Weekly Market Commentary November 24th to November 28th 2025
Retail sales for the month of September increased 0.2%, below expectations and below August’s 0.6% increase. The report shows that consumers pulled back after a strong back-to-school shopping season, but spending was still strong in food services. The bigger trend shows a slowdown in consumer spending which is likely aided by a dip in consumer confidence amidst concerns over the labor market and the economy. With the holiday season upon us, it will be interesting to see if this trend reverses.
We also received the September reading of the Producer Price Index (PPI) which showed a 0.3% increase in producer prices.
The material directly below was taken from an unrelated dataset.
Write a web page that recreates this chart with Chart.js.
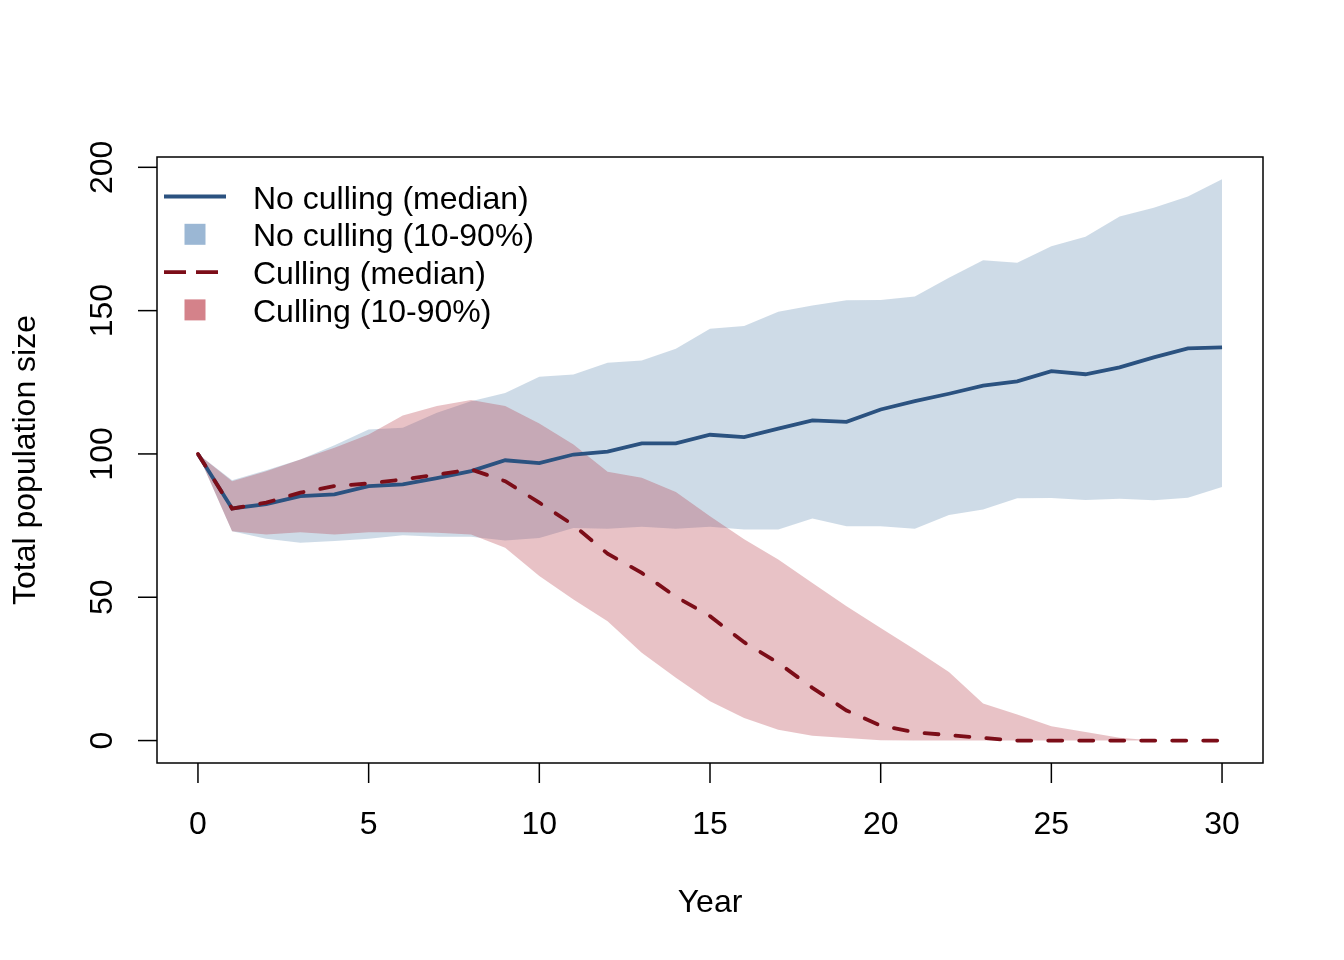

This increase was mainly driven by higher food and energy costs as PPI ex Food and Energy, also known as Core PPI, only increased 0.1% for the month. Since the Fed mainly focuses on Core PPI, the report is encouraging and supports the potential for a rate cut in December.
The equity markets roared higher this week after pulling back the prior three weeks. The S&P 500 closed 3.7% higher to 6,849, the Nasdaq 4.9% higher to 23,366, and the Dow Jones Industrials 3.2% higher to 47,716. U.S. Treasury yields fell slightly on the week, with the 10-Year Treasury falling 4bps to 4.02% and the 2-Year closing flat at 3.50%.